= Hydrosteer =

Hydrosteer was the name given by George Kent Ltd and Cam Gears Limited through Hydrosteer Limited of Luton, England, to its automotive power steering system. Initially Hydrosteer manufactured the Ross-Link system for commercial vehicles from 1953 under licence from Ross Gear and Tool of U.S.A. Their own product available from 1961 was based on a cam and peg system and was characterised by its fully integrated design and variable steering ratio. This configuration provided automotive manufacturers with a fairly simple design modification to provide a power steering option for cars fitted with a conventional cam and peg steering box. It was fitted to several, mainly British, luxury automobiles of the era. Production continued up to 1973, with just over 105,000 units being produced. As a "first generation" assistance system, applications were somewhat varied in their tuning of the many system dynamics to the specific vehicle. The system fell out of use as powered rack and pinion steering systems gained in popularity.

The 1960s Hydrosteer system should not be confused with Hydrosteer Pty Ltd, an Australian company established in 1981 as a provider of heavy truck steering technology in that country.

==Adoption==
The Hydrosteer power steering system was fitted to the following cars:

Austin Westminster A110 (optional)

Facel Vega II (optional)

Humber Super Snipe Series V (optional)

Humber Imperial

Rover P5 3-Litre Mark 1a (optional)

Rover P5 3-Litre Mark 2 Saloon and Coupe

Rover P5 3-Litre Mark 3 Saloon and Coupe

Rover P5B 3.5-Litre Saloon and Coupe

Austin Princess DM4 Limousine(optional)

Vanden Plas Princess 3 Litre Mk II (optional)

Vanden Plas Princess 4-Litre R

Wolseley 6/110 (optional)

==Operation==
 The Hydrosteer system was based on a conventional cam-and-peg mechanism, except that the cam is surrounded by the skirt of a piston within the body of the steering box. Hydraulic power from the power steering pump is transmitted directly from the piston to the peg carrier. A spool type hydraulic valve moves along the axis of the cam in response to steering wheel movement, causing oil pressure to be applied to one side or other of the piston according to the direction the steering wheel is turned, and the load on the input and output shafts.

The cam track is not a regular helix but varies in pitch angle and depth. The variation in steering ratio between straight ahead and full lock results from the variance in pitch angle of the track. The more the steering wheel is turned, the lower the steering ratio becomes. In the Rover P5B, for example, the ratio of the power steering unit was 16:1 at the straight ahead and 11.3:1 at full lock.

The effect of the variable ratio is to give very light and relaxed steering at the straight ahead, with increased reaction when cornering. The system was designed to be fail-safe, so that the driver should still be able to steer in the event of a failure of the power system.

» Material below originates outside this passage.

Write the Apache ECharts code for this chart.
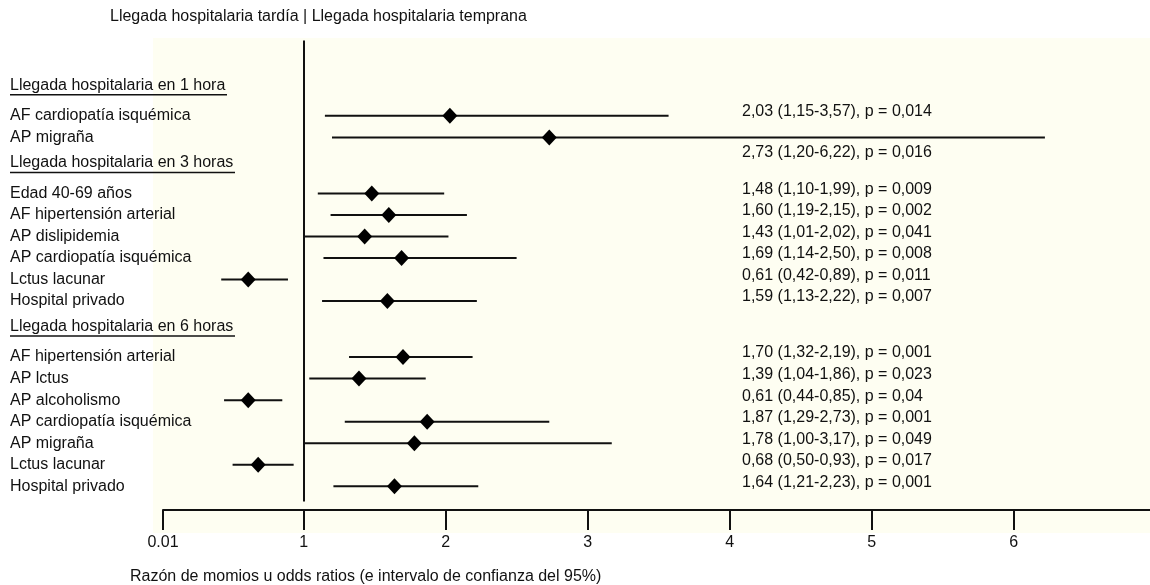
<!DOCTYPE html>
<html><head><meta charset="utf-8">
<script src="https://cdn.jsdelivr.net/npm/echarts@6/dist/echarts.min.js"></script>
<style>html,body{margin:0;padding:0;background:#fff}#c{width:1150px;height:585px}</style>
</head><body><div id="c"></div>
<script>
// ---------------- data ----------------
const topTitle = 'Llegada hospitalaria tardía | Llegada hospitalaria temprana';
const xAxisTitle = 'Razón de momios u odds ratios (e intervalo de confianza del 95%)';
const sectionTitles = ['Llegada hospitalaria en 1 hora', 'Llegada hospitalaria en 3 horas', 'Llegada hospitalaria en 6 horas'];
const rowSection = [0, 0, 1, 1, 1, 1, 1, 1, 2, 2, 2, 2, 2, 2, 2];
const rowLabels = [
  'AF cardiopatía isquémica', 'AP migraña',
  'Edad 40-69 años', 'AF hipertensión arterial', 'AP dislipidemia', 'AP cardiopatía isquémica', 'Lctus lacunar', 'Hospital privado',
  'AF hipertensión arterial', 'AP lctus', 'AP alcoholismo', 'AP cardiopatía isquémica', 'AP migraña', 'Lctus lacunar', 'Hospital privado'
];
const oddsRatio = [2.03, 2.73, 1.48, 1.60, 1.43, 1.69, 0.61, 1.59, 1.70, 1.39, 0.61, 1.87, 1.78, 0.68, 1.64];
const ciLow     = [1.15, 1.20, 1.10, 1.19, 1.01, 1.14, 0.42, 1.13, 1.32, 1.04, 0.44, 1.29, 1.00, 0.50, 1.21];
const ciHigh    = [3.57, 6.22, 1.99, 2.15, 2.02, 2.50, 0.89, 2.22, 2.19, 1.86, 0.85, 2.73, 3.17, 0.93, 2.23];
const pValues   = [0.014, 0.016, 0.009, 0.002, 0.041, 0.008, 0.011, 0.007, 0.001, 0.023, 0.04, 0.001, 0.049, 0.017, 0.001];
const xTickValues = [0.01, 1, 2, 3, 4, 5, 6];
const nullEffect = 1;

// ---------------- layout of rows (row units) ----------------
const HEADER_GAP = 1.3;
const STATS_COLUMN_VALUE = 4; // stats text column starts near OR = 4; CI lines reaching past it push the text below
const r2 = v => Math.round(v * 100) / 100;
const headerSlot = [], rowSlot = [];
let pos = 0;
sectionTitles.forEach((t, s) => {
  if (s > 0) pos += HEADER_GAP - 1;
  headerSlot.push(r2(pos));
  pos += HEADER_GAP;
  rowSection.forEach((sec, i) => { if (sec === s) { rowSlot[i] = r2(pos); pos += 1; } });
});
const key = v => Number(v).toFixed(2);
const leftLabel = {};
headerSlot.forEach((v, s) => { leftLabel[key(v)] = '{h|' + sectionTitles[s] + '}\n{u' + s + '|}'; });
rowSlot.forEach((v, i) => { leftLabel[key(v)] = rowLabels[i]; });
const statLabel = {};
const fmt = v => v.toFixed(2).replace('.', ',');
const inlineStatSlots = [], belowStatSlots = [];
rowSlot.forEach((v, i) => {
  statLabel[key(v)] = fmt(oddsRatio[i]) + ' (' + fmt(ciLow[i]) + '-' + fmt(ciHigh[i]) + '), p = ' + String(pValues[i]).replace('.', ',');
  (ciHigh[i] > STATS_COLUMN_VALUE ? belowStatSlots : inlineStatSlots).push(v);
});
const allSlots = headerSlot.concat(rowSlot).sort((a, b) => a - b);

const FONT = '"Liberation Sans", Arial, Helvetica, sans-serif';
const ctx = document.createElement('canvas').getContext('2d');
ctx.font = '16px ' + FONT;
const rich = { h: { fontSize: 16, lineHeight: 14, fontFamily: FONT, color: '#111' } };
sectionTitles.forEach((t, s) => {
  rich['u' + s] = { width: Math.ceil(ctx.measureText(t).width) + 1, height: 1.5, lineHeight: 5, backgroundColor: '#111' };
});
const statRich = {
  s: { fontSize: 16, fontFamily: FONT, color: '#111', lineHeight: 10, padding: [0, 0, 8, 0] },
  b: { fontSize: 16, fontFamily: FONT, color: '#111', lineHeight: 18, padding: [30, 0, 0, 0] }
};

const Y_MIN = -2.5, Y_MAX = 19.6;
// empty end labels (hidden) keep the real first/last stats labels out of the min/max overlap rule
const statsAxis = (slots, token) => ({
  type: 'value', inverse: true, min: Y_MIN, max: Y_MAX, position: 'left', offset: -579, splitLine: { show: false },
  axisLine: { show: false }, axisTick: { show: false },
  axisLabel: { customValues: [Y_MIN].concat(slots, [Y_MAX]), inside: true, margin: 0, fontSize: 16, color: '#111', fontFamily: FONT,
    showMinLabel: false, showMaxLabel: false, hideOverlap: false, rich: statRich,
    formatter: v => (statLabel[key(v)] ? '{' + token + '|' + statLabel[key(v)] + '}' : '') }
});

const chart = echarts.init(document.getElementById('c'), null, { renderer: 'canvas' });
const option = {
  animation: false,
  textStyle: { fontFamily: FONT },
  title: [
    { text: topTitle, left: 110, top: 9, padding: 0, textStyle: { fontSize: 16, fontWeight: 'normal', color: '#111', fontFamily: FONT } },
    { text: xAxisTitle, left: 130, top: 569, padding: 0, textStyle: { fontSize: 16, fontWeight: 'normal', color: '#111', fontFamily: FONT } }
  ],
  graphic: [{ type: 'rect', shape: { x: 153, y: 38, width: 997, height: 495 }, style: { fill: '#fefef2' }, z: -10, silent: true }],
  grid: { left: 163, right: 0, top: 34, bottom: 75, outerBoundsMode: 'none' },
  xAxis: {
    type: 'value', min: 0.01, max: 6.96, splitLine: { show: false },
    axisLine: { show: true, onZero: false, lineStyle: { color: '#111', width: 2 } },
    axisTick: { show: true, customValues: xTickValues, length: 20, lineStyle: { color: '#111', width: 2 } },
    axisLabel: { customValues: xTickValues, margin: 25, fontSize: 16, color: '#111', fontFamily: FONT,
      showMinLabel: true, showMaxLabel: true,
      formatter: v => (v < 1 ? v.toFixed(2) : String(v)) }
  },
  yAxis: [
    {
      type: 'value', inverse: true, min: Y_MIN, max: Y_MAX, splitLine: { show: false },
      axisLine: { show: false }, axisTick: { show: false },
      axisLabel: { customValues: allSlots, align: 'left', margin: 153, fontSize: 16, color: '#111', fontFamily: FONT,
        showMinLabel: true, showMaxLabel: true,
        formatter: v => leftLabel[key(v)] || '', rich: rich }
    },
    statsAxis(inlineStatSlots, 's'),
    statsAxis(belowStatSlots, 'b')
  ],
  series: [
    {
      type: 'custom', z: 3, silent: true,
      data: rowSlot.map((s, i) => [ciLow[i], ciHigh[i], s]),
      encode: { x: [0, 1], y: 2 },
      renderItem: (params, api) => {
        const a = api.coord([api.value(0), api.value(2)]);
        const b = api.coord([api.value(1), api.value(2)]);
        return { type: 'line', shape: { x1: a[0], y1: a[1], x2: b[0], y2: b[1] }, style: { stroke: '#111', lineWidth: 2 } };
      }
    },
    {
      type: 'scatter', z: 4, silent: true, symbol: 'diamond', symbolSize: [15, 16],
      data: rowSlot.map((s, i) => [oddsRatio[i], s]),
      itemStyle: { color: '#000', opacity: 1 },
      markLine: {
        silent: true, symbol: 'none', label: { show: false },
        lineStyle: { color: '#111', width: 2, type: 'solid' },
        data: [[{ coord: [nullEffect, Y_MIN + 0.3] }, { coord: [nullEffect, Y_MAX - 0.4] }]]
      }
    }
  ]
};
chart.setOption(option);
</script>
</body></html>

==Benefits and drawbacks==
The major benefit of the Hydrosteer system is reduction in the amount of steering effort required of the driver, particularly at low road speeds or when a lot of turning is involved. Also, the Hydrosteer system was fully integrated into the steering box with no external jacks, giving it an advantage over earlier systems with external jacks, which needed more space and were heavier.

Whilst advanced for its time, the Hydrosteer system did have certain drawbacks, in common with all variable ratio steering systems of the era. It was more complicated and expensive than a constant ratio power assisted system. The Hydrosteer system was also criticised for feeling far too light under most circumstances. An article in Car magazine in January 1968 on the Rover P5B was particularly scathing about the lightness and lack of feel of Hydrosteer steering. Similar criticism appeared in other contemporary road test articles on the Rover and Vanden Plas 4-Litre R. Much of the blame for this may lie with the cars' manufacturers, who would have instructed Hydrosteer what to supply in terms of number of turns lock-to-lock and degree of power assistance.

Use of the Hydrosteer system in cars effectively died out with the generation of 1960s models to which it was fitted. For example, the Rover P6B 3500S that followed the Rover P5B used the Marles Varamatic variable ratio system, which was slightly heavier in most circumstances than the Rover P5 system and arguably had more road feel, although that system too failed to survive much beyond the 1970s.